Vavi highlighted that after Covid-19, the SA Reserve Bank increased interest rates to fight inflation, saying it was caused by “exogenous factors” including the war in Ukraine.

“Yet, despite its admission, the SARB continued to raise rates to levels unseen in recent periods,” he said.

The annual consumer price inflation fell to 2.8% in October — the lowest since the COVID-19 induced lockdowns four years ago, when it was at 2.2%.

Vavi said the mainstream commentariat celebrated these figures as proof of the effectiveness of the SARB’s inflation targeting.

“The SARB certainly pats itself on the back for a job well done. This is the best example of a surgeon declaring that the operation has been successful, but the patient has died,” he asserted.

While the Congress of SA Trade Unions welcomed the decrease, its spokesperson Zanele Sabela said the MPC did have room to make a bigger cut.

“Cosatu is disappointed that the Reserve Bank’s Monetary Policy Committee was not bold enough to cut the rate by more than the 25 basis points, given inflation is the lowest it has been since June 2020 at 2.8%,” Sabela said in a statement.

She added that the federation expected a much more ambitious cut, given the need for monetary policy to stimulate employment.

Meanwhile, the African National Congress said the cut would result in smaller installments on loans and less interest over the life of the loan.

“This is indeed a positive development for consumers and small businesses who will benefit from this cut.

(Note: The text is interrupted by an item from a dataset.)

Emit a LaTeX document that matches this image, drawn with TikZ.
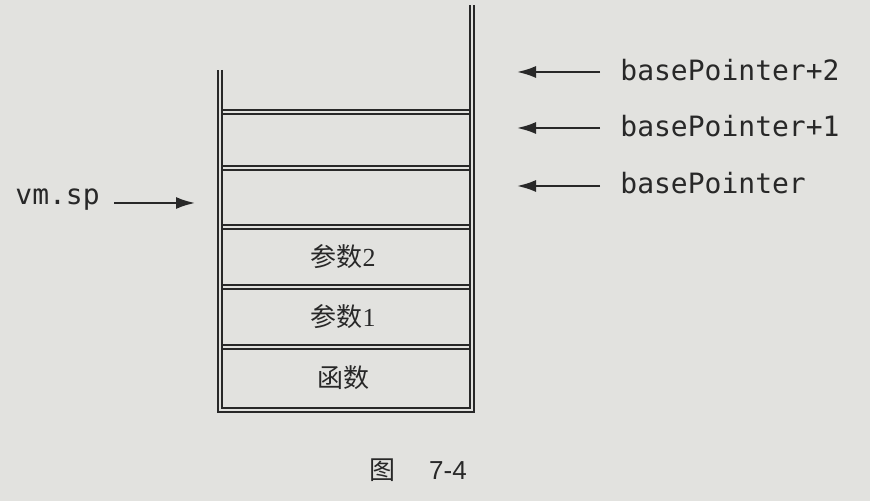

This important and progressive decision augurs well for the country, resulting in lower inflation, positive sentiment for the country and its credit rating,” said the ANC spokesperson Mahlengi Bhengu-Motsiri.

“The interest rate cut bolsters efforts to reduce the cost of high living in line with priority three of our election manifesto and the commitment we made to people towards a better life for all.”

Commenting on the inflation rate, the government acknowledged challenges some sectors faced and requested stakeholders to continue collaborating in efforts to build a resilient economy that benefited all people.

It has reaffirmed that it would continue to work on reducing costs not only on fuel but also in other critical areas.